Pour plusieurs analystes, le Plan Colombie représente une ingérence américaine dans les affaires internes de l’État colombien. «Les États-Unis agissent dans leur propre intérêt, souligne Ernesto Ramirez, coordonnateur du Comité pour les droits humains en Colombie. Au lieu de s’occuper du phénomène de la drogue dans leur pays, ils le règlent sur le dos de la population colombienne.» Sans être un anti-yankee, il avoue cependant que l’aide américaine cache d’importants intérêts. «Il y a du pétrole dans les territoires où se fait la culture du coca, note-t-il. Les multinationales américaines ne peuvent s’y implanter à cause de la présence des guérillas. On peut supposer que les États-Unis agissent aussi par intérêt économique.»
Des organisations non gouvernementales (ONG), comme Human Rights Watch et Amnistie internationale, accusent en plus les États-Unis d’investir, à tort, davantage d’efforts dans la lutte contre la drogue que dans la protection des droits humains. «La Colombie est l’un des pires pays en la matière, estime Antonio Artuso, membre du Réseau international pour les droits humains. Donner un appui militaire à l’armée, c’est cautionner les violations des droits de l’homme.» D’ailleurs, pour approuver son investissement dans le Plan Colombie, Clinton a dû signer une dérogation à une règle du Congrès américain qui stipule qu’une aide militaire ne peut être octroyée à un pays possédant un dossier négatif en matière de droits de l’homme, comme la Colombie…

Massacres en vue?
En Amérique latine, une levée de bouclier s’opère en vue de l’application du Plan. Le Brésil et le Venezuela augmentent la présence militaire aux frontières de la Colombie. La crainte d’une vague de migration de la population, comme dans le cas du Kosovo, fait craindre le pire. «Les États-Unis aident même les pays voisins à prévenir les conséquences néfastes du Plan Colombie, affirme Ernesto Ramirez. Donc,le pays pense qu’il y a vraiment des risques de massacres. Quel manque de responsabilité!»
Selon Martin Movilla, ce manque de responsabilité s’exprime également dans le fait que rien n’est encore clairement déterminé dans le Plan concernant les civils qui se livrent à la culture du coca. «Pour sept cent mille familles du pays, souligne-t-il, c’est une façon de survivre.

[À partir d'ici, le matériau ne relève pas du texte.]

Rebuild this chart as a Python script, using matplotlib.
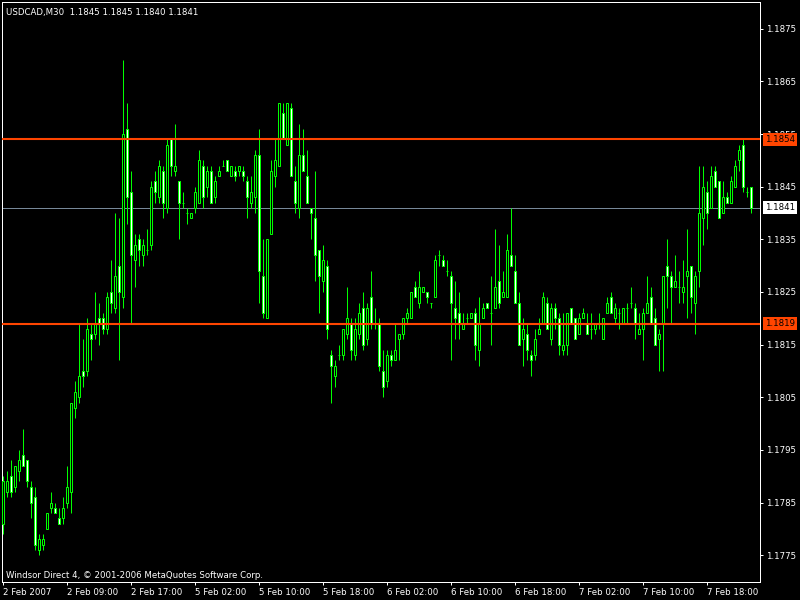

Ils ne connaissent même pas bien l’illégalité de leur geste. Ce ne sont pas des criminels! C’est simplement qu’aucune autre culture ne leur rapporte autant de profits, même si ces derniers sont assez maigres en réalité.»

La solution proposée par les personnes interrogées repose sur une conversion des cultures de coca en cultures alternatives, accompagnée évidemment par une aide de l’État afin que le changement soit, au bout du compte, profitable aux cultivateurs. «Il faudrait un investissement social, affirme Martin Movilla. Toutefois, le Plan Colombie s’en prend aux paysans. Ils vont se sentir abandonnés, prendront les armes et seront aidés par les guérillas. La solution à la drogue en Colombie n’est donc pas militaire. Qu’adviendra-t-il des négociations de paix entre l’armée et les guérillas entamées depuis peu? La situation ne fera que s’envenimer.»